◆ **Stated problem**
Starting at the first line of the data, print each line verbatim up to and including the line bearing "years = list(range(2007, 2100))", omitting pictures.

-- Begin Available data --

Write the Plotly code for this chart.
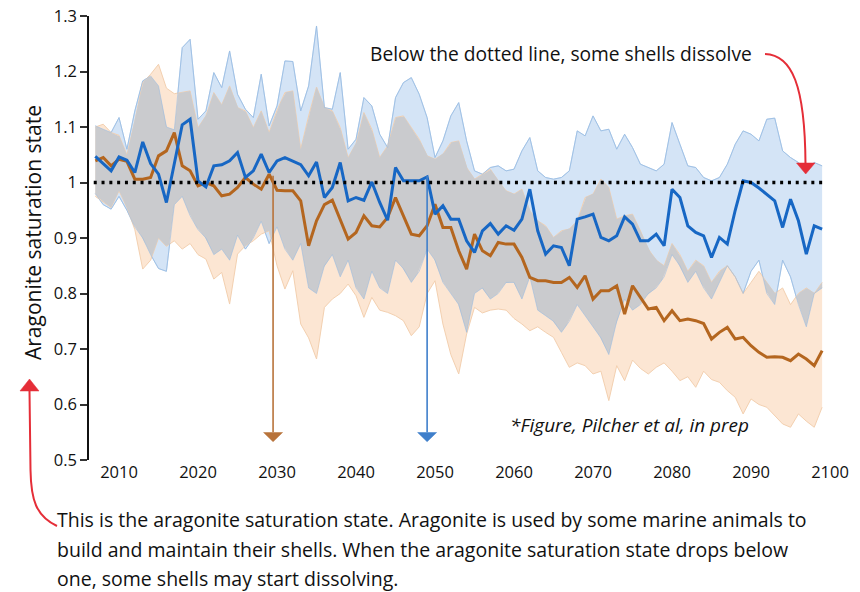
import numpy as np
import plotly.graph_objects as go

# ---------------- data ----------------
years = list(range(2007, 2100))

blue_mean = [1.047, 1.034, 1.021, 1.046, 1.040, 1.018, 1.073, 1.034, 1.015, 0.964,
             1.035, 1.104, 1.114, 1.003, 0.992, 1.030, 1.032, 1.039, 1.054, 1.009,
             1.021, 1.051, 1.018, 1.039, 1.045, 1.039, 1.032, 1.012, 1.037, 0.973,
             0.991, 1.036, 0.967, 0.973, 0.968, 1.001, 0.964, 0.932, 1.027, 1.003,
             1.003, 1.003, 1.010, 0.943, 0.958, 0.934, 0.934, 0.895, 0.874, 0.913,
             0.926, 0.907, 0.922, 0.914, 0.934, 0.988, 0.913, 0.871, 0.886, 0.883,
             0.850, 0.934, 0.938, 0.943, 0.901, 0.895, 0.904, 0.938, 0.925, 0.895,
             0.895, 0.907, 0.886, 0.988, 0.973, 0.922, 0.910, 0.904, 0.865, 0.901,
             0.889, 0.950, 1.003, 1.000, 0.990, 0.979, 0.967, 0.919, 0.970, 0.931,
             0.871, 0.922, 0.916]

brown_mean = [1.039, 1.045, 1.030, 1.042, 1.038, 1.006, 1.006, 1.009, 1.048, 1.057,
              1.090, 1.030, 1.021, 0.994, 1.000, 0.994, 0.976, 0.979, 0.991, 1.009,
              0.997, 0.988, 1.015, 0.986, 0.985, 0.985, 0.967, 0.886, 0.931, 0.960,
              0.968, 0.934, 0.898, 0.910, 0.940, 0.922, 0.920, 0.937, 0.973, 0.940,
              0.907, 0.904, 0.922, 0.961, 0.919, 0.919, 0.877, 0.844, 0.907, 0.877,
              0.868, 0.892, 0.889, 0.889, 0.865, 0.829, 0.823, 0.823, 0.820, 0.820,
              0.829, 0.811, 0.832, 0.790, 0.805, 0.805, 0.814, 0.763, 0.814, 0.793,
              0.772, 0.775, 0.751, 0.769, 0.751, 0.754, 0.751, 0.746, 0.718, 0.730,
              0.739, 0.718, 0.721, 0.706, 0.694, 0.685, 0.686, 0.685, 0.679, 0.691,
              0.682, 0.670, 0.697]

blue_upper = [1.102, 1.096, 1.090, 1.117, 1.060, 1.129, 1.183, 1.192, 1.174, 1.100,
              1.095, 1.243, 1.258, 1.114, 1.129, 1.198, 1.171, 1.237, 1.159, 1.132,
              1.117, 1.195, 1.102, 1.138, 1.219, 1.218, 1.129, 1.174, 1.282, 1.135,
              1.132, 1.198, 1.060, 1.078, 1.153, 1.138, 1.087, 1.063, 1.153, 1.180,
              1.189, 1.159, 1.117, 1.045, 1.075, 1.120, 1.144, 1.075, 1.021, 1.015,
              1.027, 1.030, 1.021, 1.024, 1.057, 1.081, 1.021, 1.009, 1.006, 1.009,
              1.021, 1.093, 1.084, 1.120, 1.093, 1.096, 1.060, 1.087, 1.063, 1.033,
              1.027, 1.021, 1.033, 1.108, 1.069, 1.030, 1.027, 1.009, 1.003, 1.009,
              1.033, 1.069, 1.093, 1.087, 1.075, 1.114, 1.116, 1.057, 1.045, 1.036,
              1.024, 1.036, 1.030]

blue_lower = [0.980, 0.960, 0.952, 0.975, 0.950, 0.920, 0.900, 0.870, 0.845, 0.840,
              0.960, 0.975, 0.940, 0.915, 0.900, 0.870, 0.880, 0.860, 0.905, 0.880,
              0.900, 0.930, 0.890, 0.920, 0.880, 0.860, 0.890, 0.810, 0.800, 0.850,
              0.870, 0.830, 0.860, 0.810, 0.790, 0.840, 0.810, 0.800, 0.860, 0.845,
              0.820, 0.840, 0.880, 0.860, 0.820, 0.800, 0.780, 0.730, 0.800, 0.810,
              0.790, 0.800, 0.820, 0.820, 0.790, 0.830, 0.770, 0.760, 0.750, 0.730,
              0.750, 0.780, 0.760, 0.740, 0.720, 0.690, 0.750, 0.790, 0.770, 0.780,
              0.800, 0.810, 0.830, 0.870, 0.850, 0.820, 0.840, 0.810, 0.790, 0.820,
              0.850, 0.830, 0.800, 0.840, 0.860, 0.800, 0.780, 0.860, 0.830, 0.780,
              0.740, 0.800, 0.810]

orange_upper = [1.100, 1.105, 1.090, 1.085, 1.050, 1.110, 1.180, 1.195, 1.213, 1.170,
                1.160, 1.162, 1.165, 1.099, 1.120, 1.162, 1.140, 1.174, 1.135, 1.129,
                1.099, 1.129, 1.090, 1.130, 1.162, 1.165, 1.060, 1.120, 1.172, 1.135,
                1.129, 1.099, 1.045, 1.070, 1.126, 1.096, 1.045, 1.066, 1.117, 1.120,
                1.099, 1.078, 1.048, 1.042, 1.051, 1.072, 1.075, 1.027, 1.006, 1.015,
                1.024, 1.003, 0.985, 0.979, 0.988, 0.949, 0.931, 0.922, 0.901, 0.913,
                0.916, 0.931, 0.973, 0.979, 1.006, 0.991, 0.934, 0.940, 0.943, 0.913,
                0.880, 0.860, 0.850, 0.890, 0.870, 0.840, 0.860, 0.850, 0.820, 0.840,
                0.850, 0.830, 0.800, 0.820, 0.840, 0.820, 0.800, 0.810, 0.780, 0.800,
                0.810, 0.800, 0.820]

orange_lower = [0.975, 0.965, 0.955, 0.985, 0.955, 0.915, 0.844, 0.860, 0.900, 0.885,
                0.895, 0.880, 0.890, 0.870, 0.862, 0.826, 0.838, 0.781, 0.871, 0.886,
                0.895, 0.907, 0.913, 0.850, 0.808, 0.841, 0.745, 0.720, 0.682, 0.775,
                0.790, 0.800, 0.817, 0.796, 0.757, 0.793, 0.770, 0.766, 0.760, 0.751,
                0.724, 0.740, 0.800, 0.823, 0.745, 0.690, 0.655, 0.727, 0.775, 0.765,
                0.770, 0.772, 0.770, 0.755, 0.745, 0.733, 0.740, 0.730, 0.721, 0.694,
                0.667, 0.675, 0.670, 0.655, 0.660, 0.607, 0.670, 0.643, 0.680, 0.665,
                0.655, 0.667, 0.675, 0.660, 0.643, 0.650, 0.631, 0.660, 0.645, 0.640,
                0.625, 0.613, 0.583, 0.610, 0.600, 0.595, 0.580, 0.565, 0.559, 0.583,
                0.570, 0.559, 0.595]

x_ticks = [2010, 2020, 2030, 2040, 2050, 2060, 2070, 2080, 2090, 2100]
y_ticks = [0.5, 0.6, 0.7, 0.8, 0.9, 1.0, 1.1, 1.2, 1.3]
y_tick_text = ["0.5", "0.6", "0.7", "0.8", "0.9", "1", "1.1", "1.2", "1.3"]

threshold = 1.0
brown_cross_year = 2029.5
blue_cross_year = 2049.0

# ---------------- styling ----------------
FONT = "Open Sans"
BLUE = "#1767C4"
BROWN = "#B4661F"
BLUE_FILL = "#D4E4F6"
BLUE_EDGE = "#AECBEA"
ORANGE_FILL = "#FCE6D3"
ORANGE_EDGE = "#F3D0B0"
GREY_FILL = "#CACBCE"
RED = "#E52E38"
TXT = "#111111"

W, H = 860, 592
L, R, T, B = 89, 832, 16, 460  # plot area in pixels


def px(X):
    return (X - L) / (R - L)


def py(Y):
    return (B - Y) / (B - T)


def ppath(segments, close=False):
    parts = []
    for cmd, pts in segments:
        if cmd == "C":
            parts.append("C " + " ".join(f"{px(a):.5f},{py(b):.5f}" for a, b in pts))
        else:
            for a, b in pts:
                parts.append(f"{cmd} {px(a):.5f},{py(b):.5f}")
    s = " ".join(parts)
    if close:
        s += " Z"
    return s


fig = go.Figure()

# bands
fig.add_trace(go.Scatter(x=years, y=blue_lower, mode="lines",
                         line=dict(color=BLUE_EDGE, width=1), hoverinfo="skip"))
fig.add_trace(go.Scatter(x=years, y=blue_upper, mode="lines", fill="tonexty",
                         fillcolor=BLUE_FILL, line=dict(color=BLUE_EDGE, width=1),
                         hoverinfo="skip"))
fig.add_trace(go.Scatter(x=years, y=orange_lower, mode="lines",
                         line=dict(color=ORANGE_EDGE, width=1), hoverinfo="skip"))
fig.add_trace(go.Scatter(x=years, y=orange_upper, mode="lines", fill="tonexty",
                         fillcolor=ORANGE_FILL, line=dict(color=ORANGE_EDGE, width=1),
                         hoverinfo="skip"))

# overlap of the two bands (grey)
fx = np.linspace(years[0], years[-1], (len(years) - 1) * 20 + 1)
lo = np.maximum(np.interp(fx, years, blue_lower), np.interp(fx, years, orange_lower))
hi = np.minimum(np.interp(fx, years, blue_upper), np.interp(fx, years, orange_upper))
mask = hi >= lo
gx, gy = [], []
i, n = 0, len(fx)
while i < n:
    if mask[i]:
        j = i
        while j < n and mask[j]:
            j += 1
        segx = list(fx[i:j])
        gx += segx + segx[::-1] + [None]
        gy += list(hi[i:j]) + list(lo[i:j][::-1]) + [None]
        i = j
    else:
        i += 1
fig.add_trace(go.Scatter(x=gx, y=gy, mode="lines", fill="toself", fillcolor=GREY_FILL,
                         line=dict(width=0), hoverinfo="skip"))

# faint band edges on top of the grey
for arr in (blue_upper, blue_lower):
    fig.add_trace(go.Scatter(x=years, y=arr, mode="lines",
                             line=dict(color="rgba(150,185,225,0.55)", width=1),
                             hoverinfo="skip"))

# mean lines
fig.add_trace(go.Scatter(x=years, y=brown_mean, mode="lines",
                         line=dict(color=BROWN, width=3), hoverinfo="skip"))
fig.add_trace(go.Scatter(x=years, y=blue_mean, mode="lines",
                         line=dict(color=BLUE, width=3), hoverinfo="skip"))

shapes = []
# dotted threshold line
shapes.append(dict(type="line", xref="x", yref="y", x0=2006.8, x1=2099.4,
                   y0=threshold, y1=threshold, layer="above",
                   line=dict(color="black", width=3.5, dash="3px,4.8px")))

# vertical arrows
for xc, col in [(brown_cross_year, "#B8733A"), (blue_cross_year, "#3F7FCB")]:
    shapes.append(dict(type="line", xref="x", yref="y", x0=xc, x1=xc, y0=1.012, y1=0.55,
                       layer="above", line=dict(color=col, width=1.6)))
    shapes.append(dict(type="path", xref="x", yref="y", layer="above",
                       path=f"M {xc-1.2},0.5495 L {xc+1.2},0.5495 L {xc},0.533 Z",
                       fillcolor=col, line=dict(color=col, width=0.5)))

# red curved arrow (top right)
shapes.append(dict(type="path", xref="paper", yref="paper", layer="above",
                   path=ppath([("M", [(765, 54)]), ("C", [(792, 55), (805, 85), (805.5, 164)])]),
                   line=dict(color=RED, width=2)))
shapes.append(dict(type="path", xref="paper", yref="paper", layer="above",
                   path=ppath([("M", [(796.5, 163)]), ("L", [(815, 163), (805.7, 174)])], close=True),
                   fillcolor=RED, line=dict(color=RED, width=0.5)))
# red curved arrow (bottom left)
shapes.append(dict(type="path", xref="paper", yref="paper", layer="above",
                   path=ppath([("M", [(57, 526)]), ("C", [(36, 516), (31, 500), (30.5, 470)]),
                               ("L", [(29.5, 391)])]),
                   line=dict(color=RED, width=2)))
shapes.append(dict(type="path", xref="paper", yref="paper", layer="above",
                   path=ppath([("M", [(20, 391)]), ("L", [(39, 391), (29.5, 379)])], close=True),
                   fillcolor=RED, line=dict(color=RED, width=0.5)))

annotations = []
annotations.append(dict(xref="paper", yref="paper", x=px(33), y=py(233),
                        text="Aragonite saturation state",
                        textangle=-90, showarrow=False, xanchor="center", yanchor="middle",
                        font=dict(family=FONT, size=21, color=TXT)))
annotations.append(dict(xref="paper", yref="paper", x=px(368), y=py(53),
                        text="Below the dotted line, some shells dissolve",
                        showarrow=False, xanchor="left", yanchor="middle",
                        font=dict(family=FONT, size=19.2, color=TXT)))
annotations.append(dict(xref="paper", yref="paper", x=px(508), y=py(425),
                        text="<i>*Figure, Pilcher et al, in prep</i>",
                        showarrow=False, xanchor="left", yanchor="middle",
                        font=dict(family=FONT, size=19, color=TXT)))
bottom_lines = [
    "This is the aragonite saturation state. Aragonite is used by some marine animals to",
    "build and maintain their shells. When the aragonite saturation state drops below",
    "one, some shells may start dissolving.",
]
bottom_y = [519.5, 549.0, 578.0]
for line, yy in zip(bottom_lines, bottom_y):
    annotations.append(dict(xref="paper", yref="paper", x=px(56), y=py(yy),
                            text=line, showarrow=False, xanchor="left", yanchor="middle",
                            borderpad=0,
                            font=dict(family=FONT, size=19.5, color=TXT)))

fig.update_layout(
    width=W, height=H,
    margin=dict(l=L, r=W - R, t=T, b=H - B, autoexpand=False),
    paper_bgcolor="white", plot_bgcolor="white",
    showlegend=False,
    font=dict(family=FONT, color=TXT),
    xaxis=dict(range=[2006.2, 2100.25], tickmode="array", tickvals=x_ticks,
               ticktext=[str(v) for v in x_ticks], showgrid=False, zeroline=False,
               showline=False, ticks="", automargin=False,
               tickfont=dict(family=FONT, size=16.5, color=TXT), fixedrange=True),
    yaxis=dict(range=[0.5, 1.3], tickmode="array", tickvals=y_ticks, ticktext=y_tick_text,
               showgrid=False, zeroline=False, showline=True, linecolor=TXT, linewidth=1.5,
               ticks="outside", ticklen=7, tickwidth=1.5, tickcolor="#333333",
               automargin=False,
               tickfont=dict(family=FONT, size=16.5, color=TXT), fixedrange=True),
    shapes=shapes,
    annotations=annotations,
)

fig.write_html("out.html", config={"displayModeBar": False},
               post_script="document.body.style.margin='0px';document.body.style.overflow='hidden';")
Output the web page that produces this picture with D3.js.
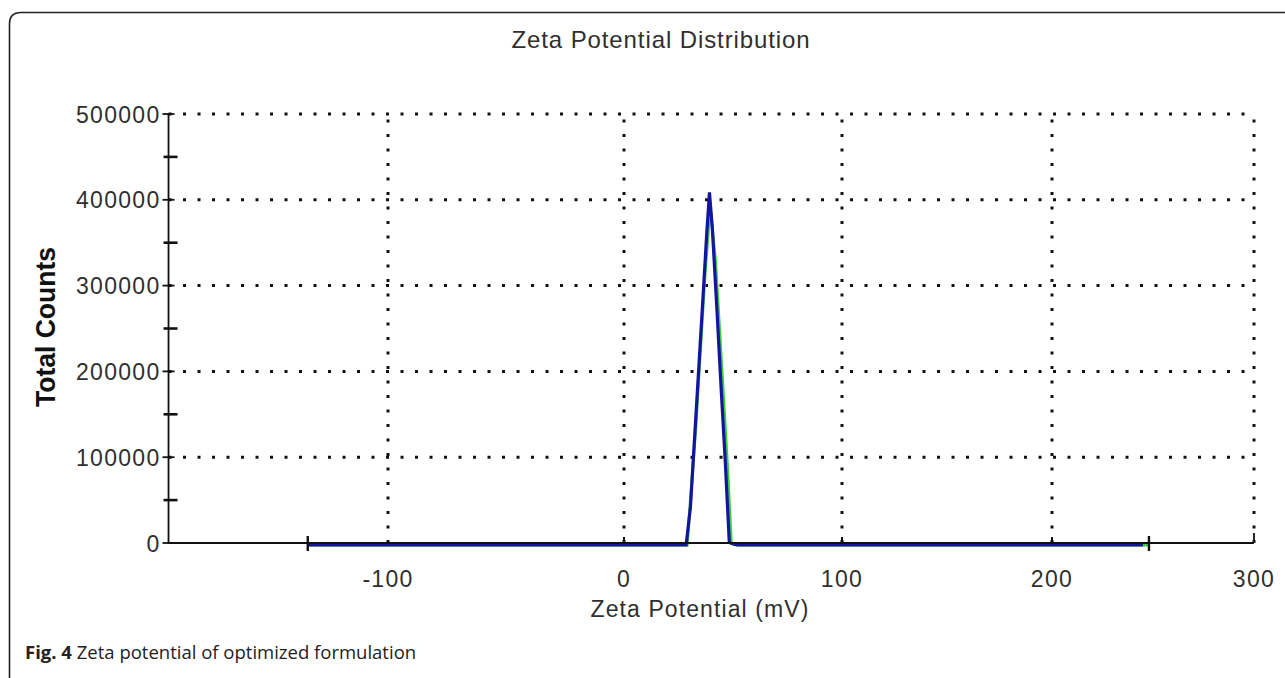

-- End Available data --

◆ **Task response**
Write the Plotly code for this chart.
import numpy as np
import plotly.graph_objects as go

# ---------------- data ----------------
years = list(range(2007, 2100))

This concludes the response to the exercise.